It’s always great to see the shorters get routed. And that’s exactly what happened when the Chinese central bank caught everyone by surprise by lowering interest rates.
The hedge funds were shorting resource shares, punting on depressed global growth, led by a slowing China. But if China is cutting rates to stimulate consumption and economic expansion, being short the resource producers becomes very dangerous.
Accordingly, over the weekend the shorters absolutely panicked and began covering (buying back) their resource stock exposures, causing the world’s number three iron ore company Vale to jump 8 per cent, while Teck of Canada rose 9.4 per cent and Anglo moved up 5 per cent.
And the short covering extended to Monday’s Australian market, with Fortescue up a massive 10.8 per cent (9 per cent of the stock had been shorted), Arrium up 10.4 per cent, OZ Minerals 8.6 per cent and Iluka 6.3 per cent.

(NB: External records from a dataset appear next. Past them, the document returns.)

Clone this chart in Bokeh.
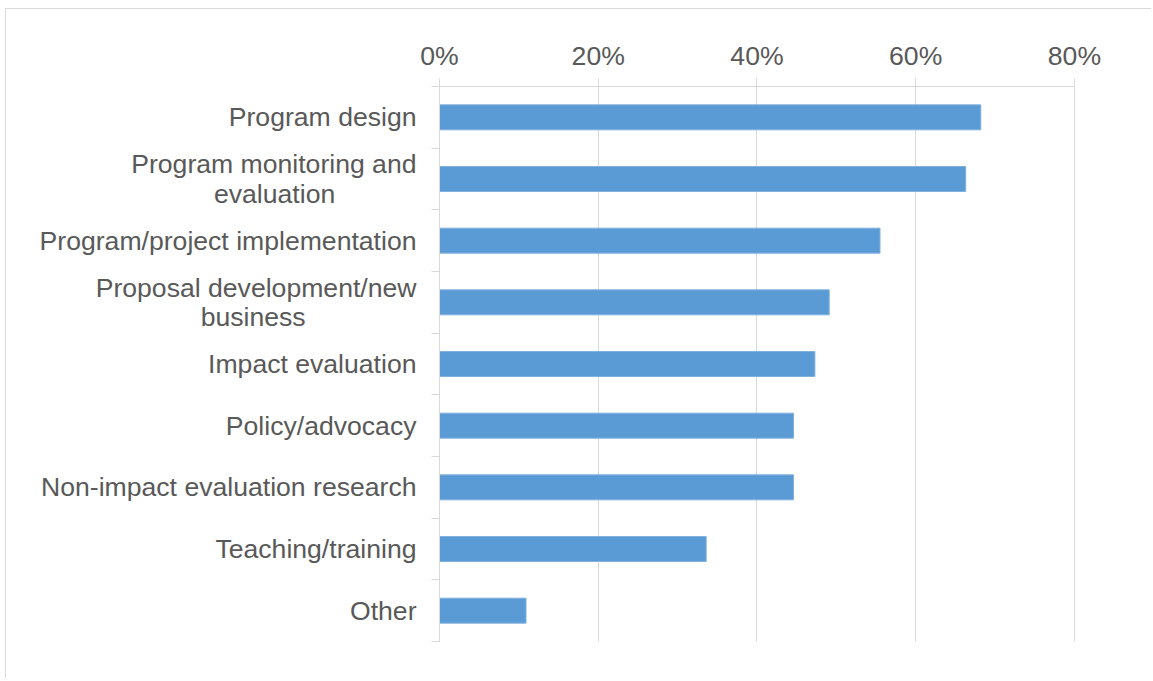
from bokeh.plotting import figure
from bokeh.models import (Range1d, LinearAxis, FixedTicker,
                          NumeralTickFormatter, ColumnDataSource)
from bokeh.embed import file_html
from bokeh.resources import INLINE

NB = "\u00a0"
categories = [
    "Program design",
    "Program monitoring and\nevaluation" + NB * 11,
    "Program/project implementation",
    "Proposal development/new\nbusiness" + NB * 15,
    "Impact evaluation",
    "Policy/advocacy",
    "Non-impact evaluation research",
    "Teaching/training",
    "Other",
]
values = [0.682, 0.663, 0.555, 0.491, 0.473, 0.446, 0.446, 0.336, 0.109]
x_ticks = [0, 0.2, 0.4, 0.6, 0.8]

FONT = "Liberation Sans"
TXT = "#595959"
GRID = "#D9D9D9"
BAR = "#5B9BD5"

n = len(categories)
pos = [n - i - 0.5 for i in range(n)]  # category slot centres, top to bottom
src = ColumnDataSource(dict(pos=pos, val=values))

p = figure(
    width=1146, height=670,
    y_range=Range1d(0, n),
    x_range=Range1d(0, 0.8026),
    x_axis_location="above", y_axis_location=None,
    output_backend="svg", toolbar_location=None,
    min_border_left=433, min_border_top=77, min_border_right=76, min_border_bottom=38,
)
p.outline_line_color = None
p.background_fill_color = "white"
p.border_fill_color = "white"
p.styles = {"border-left": "1px solid #D9D9D9", "border-top": "1px solid #D9D9D9",
            "margin-left": "5px", "margin-top": "8px"}

p.hbar(y="pos", right="val", left=0, height=0.405, source=src,
       fill_color=BAR, line_color="#7FB0DE", line_width=1)

# top x axis
xa = p.xaxis[0]
xa.ticker = FixedTicker(ticks=x_ticks)
xa.formatter = NumeralTickFormatter(format="0%")
xa.axis_line_color = GRID
xa.major_tick_line_color = GRID
xa.major_tick_out = 8
xa.major_tick_in = 0
xa.minor_tick_line_color = None
xa.major_label_text_font = FONT
xa.major_label_text_font_size = "26.6px"
xa.major_label_text_color = TXT
xa.major_label_standoff = 8
xa.bounds = (0, 0.8)

p.xgrid.ticker = FixedTicker(ticks=x_ticks)
p.xgrid.grid_line_color = GRID
p.ygrid.grid_line_color = None

# boundary tick axis (closest to the frame), ticks only
bounds = list(range(n + 1))
ta = LinearAxis(ticker=FixedTicker(ticks=bounds))
ta.major_label_overrides = {b: "" for b in bounds}
ta.axis_line_color = GRID
ta.major_tick_line_color = GRID
ta.major_tick_out = 8
ta.major_tick_in = 0
ta.minor_tick_line_color = None
ta.major_label_text_font_size = "1px"
ta.major_label_text_color = None
ta.major_label_standoff = 0
p.add_layout(ta, "left")

# category labels
ca = LinearAxis(ticker=FixedTicker(ticks=pos))
ca.major_label_overrides = {pp: c for pp, c in zip(pos, categories)}
ca.axis_line_color = None
ca.major_tick_line_color = None
ca.major_tick_out = 0
ca.major_tick_in = 0
ca.minor_tick_line_color = None
ca.major_label_text_font = FONT
ca.major_label_text_font_size = "26.6px"
ca.major_label_text_line_height = 0.98
ca.major_label_text_color = TXT
ca.major_label_standoff = 15
p.add_layout(ca, "left")

open("out.html", "w").write(file_html(p, INLINE))
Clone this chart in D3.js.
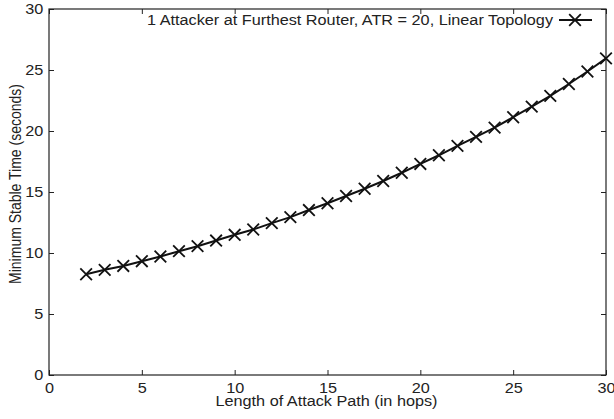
<!DOCTYPE html>
<html>
<head>
<meta charset="utf-8">
<script src="https://cdn.jsdelivr.net/npm/d3@7"></script>
<style>
  body { margin: 0; background: #fff; }
  svg text { font-family: "Liberation Sans", Arial, sans-serif; fill: #222; }
</style>
</head>
<body>
<svg width="614" height="419"></svg>
<script>
// Path length (hops) and minimum stable time (seconds)
const hops = [2, 3, 4, 5, 6, 7, 8, 9, 10, 11, 12, 13, 14, 15, 16,
              17, 18, 19, 20, 21, 22, 23, 24, 25, 26, 27, 28, 29, 30];
const stableTime = [8.26, 8.62, 8.94, 9.33, 9.71, 10.15, 10.56, 11.02, 11.49, 11.93,
                    12.45, 12.94, 13.52, 14.08, 14.67, 15.27, 15.9, 16.58, 17.3, 18.01,
                    18.78, 19.52, 20.28, 21.13, 22.0, 22.88, 23.85, 24.88, 25.95];
const xTicks = [0, 5, 10, 15, 20, 25, 30];
const yTicks = [0, 5, 10, 15, 20, 25, 30];
const legendLabel = "1 Attacker at Furthest Router, ATR = 20, Linear Topology";

const svg = d3.select("svg");
const margin = { top: 9, right: 8, bottom: 44, left: 49 };
const width = 614 - margin.left - margin.right;
const height = 419 - margin.top - margin.bottom;
const stretch = 1.16; // the original figure is a bit wider than tall in its text

const g = svg.append("g")
    .attr("transform", `translate(${margin.left},${margin.top})`);

const x = d3.scaleLinear().domain([0, 30]).range([0, width]);
const y = d3.scaleLinear().domain([0, 30]).range([height, 0]);

// axes with inward ticks
const tick = 5;
g.append("g")
    .attr("transform", `translate(0,${height})`)
    .call(d3.axisBottom(x).tickValues(xTicks).tickSizeInner(-tick).tickSizeOuter(0).tickPadding(8))
    .call(a => a.selectAll("text").attr("font-size", 14).attr("transform", `scale(${stretch},1)`));
g.append("g")
    .call(d3.axisTop(x).tickValues(xTicks).tickSizeInner(-tick).tickSizeOuter(0).tickFormat(""));
g.append("g")
    .call(d3.axisLeft(y).tickValues(yTicks).tickSizeInner(-tick).tickSizeOuter(0).tickPadding(5))
    .call(a => a.selectAll("text").attr("font-size", 14).attr("transform", `scale(${stretch},1)`));
g.append("g")
    .attr("transform", `translate(${width},0)`)
    .call(d3.axisRight(y).tickValues(yTicks).tickSizeInner(-tick).tickSizeOuter(0).tickFormat(""));
g.selectAll(".domain").remove();
g.selectAll(".tick line").attr("stroke", "#222");

g.append("rect")
    .attr("width", width).attr("height", height)
    .attr("fill", "none").attr("stroke", "#222").attr("stroke-width", 1.2);

const data = hops.map((h, i) => ({ h, t: stableTime[i] }));

const line = d3.line().x(d => x(d.h)).y(d => y(d.t));
g.append("path")
    .datum(data)
    .attr("fill", "none")
    .attr("stroke", "#111")
    .attr("stroke-width", 2)
    .attr("d", line);

const cross = d3.symbol().type(d3.symbolX).size(90);
g.selectAll(".pt")
    .data(data)
    .join("path")
    .attr("class", "pt")
    .attr("transform", d => `translate(${x(d.h)},${y(d.t)})`)
    .attr("d", cross)
    .attr("fill", "none")
    .attr("stroke", "#111")
    .attr("stroke-width", 1.8);

// legend
const lx = 510, ly = 11;
g.append("text")
    .attr("transform", `translate(${lx - 6},${ly}) scale(${stretch},1)`)
    .attr("dy", "0.35em")
    .attr("text-anchor", "end")
    .attr("font-size", 14)
    .text(legendLabel);
g.append("line")
    .attr("x1", lx).attr("x2", lx + 33)
    .attr("y1", ly).attr("y2", ly)
    .attr("stroke", "#111").attr("stroke-width", 2);
g.append("path")
    .attr("transform", `translate(${lx + 16},${ly})`)
    .attr("d", cross)
    .attr("fill", "none").attr("stroke", "#111").attr("stroke-width", 1.8);

// axis titles
svg.append("text")
    .attr("transform", `translate(${margin.left + width / 2 - 1},406) scale(${stretch},1)`)
    .attr("text-anchor", "middle")
    .attr("font-size", 14)
    .text("Length of Attack Path (in hops)");
svg.append("text")
    .attr("transform", `translate(21,184) scale(${stretch},1) rotate(-90)`)
    .attr("text-anchor", "middle")
    .attr("font-size", 14)
    .text("Minimum Stable Time (seconds)");
</script>
</body>
</html>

BHP and Rio Tinto, having risen 4 per cent over the weekend, settled for rises of 3.8 per cent and 3.3 per cent, respectively. Predictably, Rio and BHP shares slipped back in London overnight once the shorters were covered, and the miners' shares in the local market followed suit.
In Australia, the big institutions who hold the savings of those Australians who do not have a self-managed super funds, love to lend the certificates so that the shorters can depress the stocks into which Australian savings are invested. Who cares if the client cops it in the neck?
The fact that the big institutions have been losing market share to self-managed funds is in part due to this cavalier attitude to the people who trust them with their money.
But when hedge funds sell a stock in which they do not have beneficial ownership, their potential loss is unlimited. Once an unexpected event triggers buying and the stock rises, people clamber to cover.
And that’s what happened when China raised interest rates. There is no way a small reduction in China’s interest rates warrants such a massive reappraisal of resource stocks. The glut in coal and iron ore is not going away, so the short covering may be creating only a short-term rally.
One of the most vocal critics of short selling is Richard Morrow of Baillieu Holst, and I am grateful that he alerted me to what was happening.
Now, of course, there are many other Australian stocks in which the institutions have loaned the stock of our savers to shorters, causing that stock to fall in price.
Among the big shorting positions, where more than 10 per cent of the capital has been shorted, are Myer, Metcash, Acrux, JB Hi-Fi, Atlas Iron, UGL, Paladin Energy, Regis Resources, Kingsgate, Mineral Resources, Cochlear and Nexdc.
To see Myer and JB Hi-Fi with so much stock shorted is an indication that the shorters think it is going to be a bad Christmas.
Imagine the panic if the Reserve Bank followed China and lowered rates in December. That’s not a forecast, but too big blows to shorters in a few weeks would be an absolute joy.